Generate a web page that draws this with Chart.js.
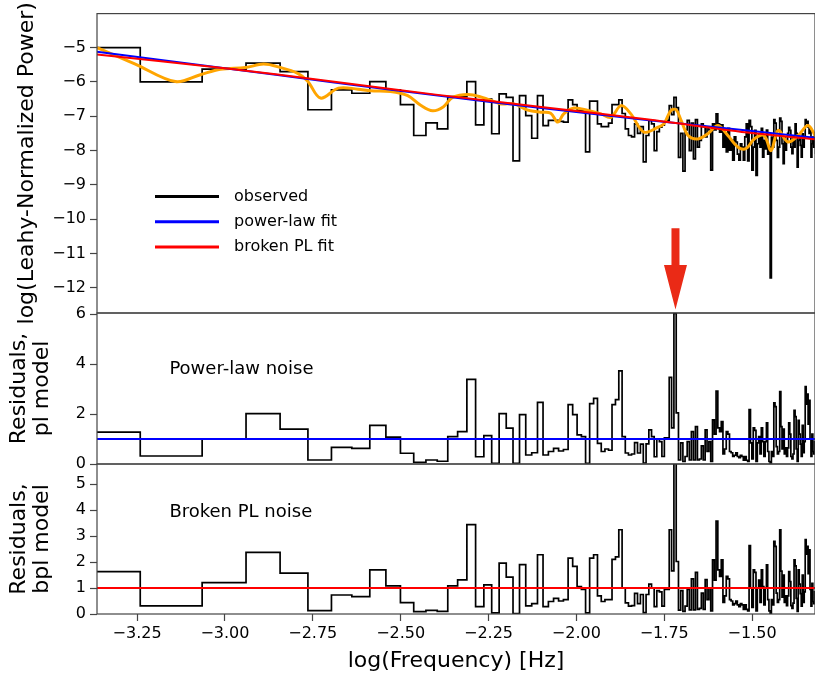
<!DOCTYPE html>
<html>
<head>
<meta charset="utf-8">
<script src="https://cdn.jsdelivr.net/npm/chart.js@4.4.0/dist/chart.umd.min.js"></script>
<style>
  html, body { margin: 0; padding: 0; background: #fff; }
  #wrap { position: relative; width: 815px; height: 677px; overflow: hidden; }
  .panel { position: absolute; left: 0; }
</style>
</head>
<body>
<div id="wrap">
  <canvas class="panel" id="c1" width="815" height="330" style="top:0px"></canvas>
  <canvas class="panel" id="c2" width="815" height="183" style="top:297px"></canvas>
  <canvas class="panel" id="c3" width="815" height="229" style="top:448px"></canvas>
</div>
<script>
// frequency grid: bin k sits at log10(k * df)
const LOG_DF = -3.542;
const X_MIN = -3.364, X_MAX = -1.321;

// log(Leahy power), one value per frequency bin (k = 1..167)
const obsPower = [
  -5.00, -6.00, -5.63, -5.45, -5.70, -6.81, -6.23, -6.33, -5.99, -6.23,
  -6.66, -7.56, -7.19, -7.37, -6.43, -6.43, -5.99, -7.25, -6.50, -7.51,
  -6.35, -6.45, -8.30, -6.40, -6.98, -7.64, -6.40, -7.27, -7.12, -7.12,
  -7.15, -7.17, -6.52, -6.66, -6.83, -6.84, -8.04, -6.56, -6.56, -7.22,
  -7.30, -7.30, -7.20, -6.66, -6.66, -6.52, -6.92, -7.37, -7.56, -7.60,
  -7.22, -7.50, -7.30, -8.33, -7.56, -7.12, -7.22, -8.00, -7.45, -7.32,
  -7.26, -7.17, -7.12, -6.69, -6.95, -6.45, -6.75, -8.20, -7.50, -8.60,
  -7.40, -7.12, -8.00, -7.20, -8.24, -7.10, -7.90, -7.70, -7.22, -7.30,
  -7.60, -7.32, -7.40, -8.57, -7.22, -7.40, -6.93, -7.22, -7.46, -7.25,
  -7.90, -7.50, -8.04, -7.35, -7.99, -7.70, -8.28, -7.60, -7.75, -8.10,
  -8.28, -7.80, -7.90, -8.28, -7.60, -7.22, -8.30, -7.12, -7.30, -8.57,
  -7.90, -7.41, -8.72, -7.80, -7.51, -7.90, -7.35, -8.19, -7.70, -7.95,
  -7.40, -8.10, -7.90, -11.71, -7.61, -7.90, -7.10, -7.20, -7.70, -8.20,
  -7.90, -7.05, -7.15, -7.80, -8.38, -7.60, -7.99, -7.70, -7.50, -7.32,
  -7.41, -7.90, -8.09, -7.60, -7.90, -7.22, -7.50, -8.48, -7.70, -7.61,
  -7.85, -8.19, -7.51, -7.90, -7.60, -7.10, -7.20, -7.15, -7.32, -7.50,
  -7.40, -8.19, -7.80, -7.61, -7.90, -7.50, -8.10
];

// residuals against the power-law model
const resPL = [
  1.28, 0.32, 1.00, 2.02, 1.40, 0.16, 0.67, 0.63, 1.55, 1.08,
  0.43, 0.07, 0.16, 0.11, 1.10, 1.30, 3.39, 0.29, 1.14, 0.03,
  2.02, 1.44, 0.03, 1.98, 0.36, 0.45, 2.47, 0.36, 0.50, 0.63,
  0.52, 0.58, 2.38, 1.98, 1.17, 1.10, 0.03, 2.42, 2.63, 0.83,
  0.50, 0.60, 0.55, 2.38, 2.58, 3.73, 1.10, 0.44, 0.36, 0.40,
  0.86, 0.44, 0.80, 0.04, 0.81, 1.37, 1.10, 0.29, 1.00, 0.90,
  0.30, 1.05, 1.05, 3.47, 1.45, 6.03, 2.05, 0.16, 0.85, 0.10,
  0.30, 0.90, 0.16, 1.30, 0.16, 1.50, 0.16, 0.20, 0.73, 0.16,
  1.37, 0.50, 0.90, 0.10, 1.77, 1.20, 2.92, 1.45, 1.30, 1.70,
  0.40, 0.60, 1.30, 1.20, 0.50, 0.45, 0.30, 0.35, 0.45, 0.30,
  0.25, 0.35, 0.30, 0.15, 0.30, 0.15, 0.10, 2.18, 0.85, 0.20,
  1.45, 1.35, 0.10, 0.85, 1.10, 0.40, 1.45, 0.90, 0.30, 0.90,
  1.65, 0.50, 0.10, 0.02, 0.50, 0.30, 2.45, 2.30, 0.70, 0.40,
  0.50, 2.90, 1.50, 0.60, 1.40, 0.40, 0.65, 0.30, 0.65, 1.65,
  1.20, 0.30, 0.20, 0.40, 2.15, 1.90, 0.60, 0.10, 1.75, 1.20,
  0.80, 0.30, 1.55, 0.45, 0.90, 3.10, 2.40, 2.80, 1.60, 2.55,
  1.00, 0.30, 1.20, 0.50, 0.40, 0.90, 0.50
];

// residuals against the broken power-law model
const resBPL = [
  1.63, 0.31, 1.21, 2.37, 1.57, 0.13, 0.73, 0.67, 1.70, 1.08,
  0.44, 0.09, 0.14, 0.10, 1.08, 1.31, 3.44, 0.28, 1.12, 0.04,
  1.96, 1.42, 0.02, 1.90, 0.31, 0.40, 2.28, 0.28, 0.48, 0.60,
  0.50, 0.55, 2.15, 1.83, 1.05, 0.95, 0.04, 2.15, 2.28, 0.70,
  0.48, 0.55, 0.55, 2.10, 2.20, 3.24, 1.00, 0.43, 0.30, 0.32,
  0.79, 0.40, 0.75, 0.05, 0.75, 1.15, 1.00, 0.28, 0.90, 0.85,
  0.30, 0.95, 0.95, 3.24, 1.66, 6.00, 2.02, 0.15, 0.90, 0.10,
  0.30, 0.95, 0.16, 1.35, 0.16, 1.60, 0.18, 0.22, 0.80, 0.18,
  1.32, 0.55, 1.00, 0.12, 2.08, 1.30, 3.57, 1.70, 1.45, 2.08,
  0.45, 0.70, 1.45, 1.35, 0.55, 0.50, 0.35, 0.40, 0.50, 0.35,
  0.28, 0.40, 0.35, 0.18, 0.35, 0.18, 0.12, 2.63, 1.00, 0.25,
  1.70, 1.60, 0.12, 1.00, 1.30, 0.45, 1.70, 1.05, 0.35, 1.00,
  1.89, 0.55, 0.12, 0.02, 0.55, 0.35, 2.79, 2.60, 0.80, 0.45,
  0.55, 3.24, 1.65, 0.65, 1.50, 0.45, 0.70, 0.32, 0.70, 1.63,
  1.25, 0.32, 0.22, 0.42, 2.08, 1.85, 0.60, 0.10, 1.70, 1.15,
  0.78, 0.30, 1.50, 0.45, 0.85, 2.86, 2.30, 2.60, 1.55, 2.47,
  0.95, 0.30, 1.18, 0.48, 0.40, 0.85, 0.50
];

// smoothed spectrum (orange)
const smoothLogF = [
  -3.364, -3.255, -3.141, -3.070, -3.013, -2.941, -2.890, -2.842, -2.793, -2.765,
  -2.728, -2.677, -2.622, -2.585, -2.529, -2.480, -2.443, -2.409, -2.378, -2.352,
  -2.301, -2.253, -2.215, -2.178, -2.138, -2.101, -2.073, -2.053, -2.036, -2.007,
  -1.967, -1.930, -1.902, -1.873, -1.845, -1.808, -1.768, -1.751, -1.731, -1.716,
  -1.702, -1.682, -1.654, -1.626, -1.597, -1.569, -1.540, -1.517, -1.494, -1.466,
  -1.446, -1.426, -1.398, -1.369, -1.341, -1.318
];
const smoothPower = [
  -5.00, -5.48, -5.99, -5.79, -5.63, -5.58, -5.48, -5.58, -5.75, -5.97,
  -6.47, -6.18, -6.21, -6.26, -6.28, -6.40, -6.68, -6.84, -6.72, -6.45,
  -6.37, -6.50, -6.64, -6.64, -6.82, -6.88, -6.91, -7.17, -6.93, -6.76,
  -6.83, -6.93, -7.03, -6.69, -6.93, -7.46, -7.32, -7.22, -6.83, -6.81,
  -7.12, -7.56, -7.66, -7.51, -7.27, -7.56, -7.90, -7.94, -7.66, -7.56,
  -8.00, -7.41, -7.75, -7.56, -7.27, -7.61
];

// model fits
const fitLogF = [-3.364, -3.0, -2.7, -2.4, -2.1, -1.8, -1.5, -1.318];
const plFit  = [-5.12, -5.60, -6.00, -6.39, -6.76, -7.11, -7.43, -7.63];
const bplFit = [-5.20, -5.60, -5.98, -6.37, -6.73, -7.09, -7.49, -7.67];
const MODEL_LEVEL = 1;

// ticks
const xTicks = [-3.25, -3.00, -2.75, -2.50, -2.25, -2.00, -1.75, -1.50];
const powerTicks = [-12, -11, -10, -9, -8, -7, -6, -5];
const resPLTicks = [0, 2, 4, 6];
const resBPLTicks = [0, 1, 2, 3, 4, 5];
const legendLabels = ['observed', 'power-law fit', 'broken PL fit'];

const logFreq = obsPower.map((_, i) => Math.log10(i + 1) + LOG_DF);
const pts = (xs, ys) => xs.map((x, i) => ({ x: x, y: ys[i] }));
const flat = v => [{ x: X_MIN, y: v }, { x: X_MAX, y: v }];
const minus = s => String(s).replace('-', '\u2212');

Chart.defaults.font.family = 'DejaVu Sans';
Chart.defaults.color = '#000';

const FRAME = '#444';

// frame, legend, notes and arrow
const decor = {
  id: 'decor',
  afterDatasetsDraw(chart, args, opts) {
    const { ctx, chartArea: a, scales } = chart;
    ctx.save();
    ctx.strokeStyle = FRAME;
    ctx.lineWidth = 1.2;
    ctx.strokeRect(a.left, a.top, a.right - a.left, a.bottom - a.top);

    if (opts.legend) {
      const lg = opts.legend;
      ctx.font = '16px "DejaVu Sans"';
      ctx.textBaseline = 'middle';
      chart.data.datasets.filter(d => legendLabels.includes(d.label)).forEach((d, i) => {
        const y = a.top + lg.top + i * lg.row;
        ctx.strokeStyle = d.borderColor;
        ctx.lineWidth = 3;
        ctx.beginPath();
        ctx.moveTo(a.left + lg.left, y);
        ctx.lineTo(a.left + lg.left + lg.len, y);
        ctx.stroke();
        ctx.fillStyle = '#000';
        ctx.fillText(d.label, a.left + lg.left + lg.len + 15, y);
      });
    }

    if (opts.note) {
      ctx.font = '18px "DejaVu Sans"';
      ctx.fillStyle = '#000';
      ctx.textBaseline = 'middle';
      ctx.fillText(opts.note.text, scales.x.getPixelForValue(opts.note.x), scales.y.getPixelForValue(opts.note.y));
    }

    if (opts.arrow) {
      const ar = opts.arrow;
      const x = scales.x.getPixelForValue(ar.x);
      const y0 = scales.y.getPixelForValue(ar.from);
      const yh = scales.y.getPixelForValue(ar.head);
      const y1 = scales.y.getPixelForValue(ar.to);
      ctx.fillStyle = '#ea2a16';
      ctx.beginPath();
      ctx.moveTo(x - 4, y0);
      ctx.lineTo(x + 4, y0);
      ctx.lineTo(x + 4, yh);
      ctx.lineTo(x + 11.5, yh);
      ctx.lineTo(x, y1);
      ctx.lineTo(x - 11.5, yh);
      ctx.lineTo(x - 4, yh);
      ctx.closePath();
      ctx.fill();
    }
    ctx.restore();
  }
};

function xScale(show) {
  const s = {
    type: 'linear',
    min: X_MIN,
    max: X_MAX,
    display: show,
    afterBuildTicks: sc => { sc.ticks = xTicks.map(v => ({ value: v })); },
    ticks: {
      callback: v => minus(v.toFixed(2)),
      font: { size: 16 },
      padding: 3,
      maxRotation: 0,
      autoSkip: false
    },
    grid: { drawOnChartArea: false, drawTicks: true, tickLength: 7, tickColor: FRAME, tickWidth: 1.2 },
    border: { display: false },
    title: {
      display: true,
      text: 'log(Frequency) [Hz]',
      font: { size: 22 },
      padding: { top: 0, bottom: 3 }
    }
  };
  if (show) s.afterFit = sc => { sc.height = 63; };
  return s;
}

function yScale(min, max, ticks, title, titlePad, lh) {
  return {
    type: 'linear',
    min: min,
    max: max,
    afterBuildTicks: s => { s.ticks = ticks.map(v => ({ value: v })); },
    afterFit: s => { s.width = 97; },
    ticks: { callback: v => minus(v), font: { size: 16 }, padding: 4 },
    grid: { drawOnChartArea: false, drawTicks: true, tickLength: 7, tickColor: FRAME, tickWidth: 1.2 },
    border: { display: false },
    title: {
      display: true,
      text: title,
      font: { size: 22, lineHeight: lh },
      padding: { top: titlePad, bottom: 0 }
    }
  };
}

// steps-post: each bin's value holds until the next bin starts
function stepSet(label, ys) {
  return {
    label: label, data: pts(logFreq, ys), stepped: 'before',
    borderColor: '#000', borderWidth: 1.7, pointRadius: 0, order: 4
  };
}

function lineSet(label, data, color, width, order, tension) {
  return {
    label: label, data: data, borderColor: color, borderWidth: width,
    pointRadius: 0, order: order, tension: tension || 0
  };
}

function base(padding, scales, decorOpts) {
  return {
    responsive: false,
    animation: false,
    layout: { padding: padding },
    plugins: { legend: { display: false }, tooltip: { enabled: false }, decor: decorOpts },
    scales: scales
  };
}

new Chart(document.getElementById('c1'), {
  type: 'line',
  data: {
    datasets: [
      stepSet('observed', obsPower),
      lineSet('smoothed', pts(smoothLogF, smoothPower), '#ffa500', 3, 3, 0.35),
      lineSet('power-law fit', pts(fitLogF, plFit), '#0000ff', 2, 2, 0.3),
      lineSet('broken PL fit', pts(fitLogF, bplFit), '#ff0000', 2, 1, 0.3)
    ]
  },
  options: base({ top: 13, bottom: 17, left: 0, right: 0 }, {
    x: xScale(false),
    y: yScale(-12.73, -4.01, powerTicks, 'log(Leahy-Normalized Power)', 14, 1.2)
  }, {
    legend: { left: 58, top: 183, row: 25.2, len: 64 },
    arrow: { x: -1.718, from: -10.26, head: -11.33, to: -12.63 }
  }),
  plugins: [decor]
});

new Chart(document.getElementById('c2'), {
  type: 'line',
  data: {
    datasets: [
      stepSet('pl residuals', resPL),
      lineSet('pl model', flat(MODEL_LEVEL), '#0000ff', 2, 1)
    ]
  },
  options: base({ top: 16, bottom: 16, left: 0, right: 0 }, {
    x: xScale(false),
    y: yScale(0, 6.05, resPLTicks, ['Residuals,', 'pl model'], 8, 1.05)
  }, {
    note: { text: 'Power-law noise', x: -3.158, y: 3.79 }
  }),
  plugins: [decor]
});

new Chart(document.getElementById('c3'), {
  type: 'line',
  data: {
    datasets: [
      stepSet('bpl residuals', resBPL),
      lineSet('bpl model', flat(MODEL_LEVEL), '#ff0000', 2, 1)
    ]
  },
  options: base({ top: 16, bottom: 0, left: 0, right: 0 }, {
    x: xScale(true),
    y: yScale(0, 5.77, resBPLTicks, ['Residuals,', 'bpl model'], 8, 1.05)
  }, {
    note: { text: 'Broken PL noise', x: -3.158, y: 3.92 }
  }),
  plugins: [decor]
});
</script>
</body>
</html>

++++++++++

Transcribe the opening line of the listing above, please, and every line after it through the line with "const X_MIN = -3.364, X_MAX = -1.321;", word for word, without pictures.

Generate a web page that draws this with Chart.js.
<!DOCTYPE html>
<html>
<head>
<meta charset="utf-8">
<script src="https://cdn.jsdelivr.net/npm/chart.js@4.4.0/dist/chart.umd.min.js"></script>
<style>
  html, body { margin: 0; padding: 0; background: #fff; }
  #wrap { position: relative; width: 815px; height: 677px; overflow: hidden; }
  .panel { position: absolute; left: 0; }
</style>
</head>
<body>
<div id="wrap">
  <canvas class="panel" id="c1" width="815" height="330" style="top:0px"></canvas>
  <canvas class="panel" id="c2" width="815" height="183" style="top:297px"></canvas>
  <canvas class="panel" id="c3" width="815" height="229" style="top:448px"></canvas>
</div>
<script>
// frequency grid: bin k sits at log10(k * df)
const LOG_DF = -3.542;
const X_MIN = -3.364, X_MAX = -1.321;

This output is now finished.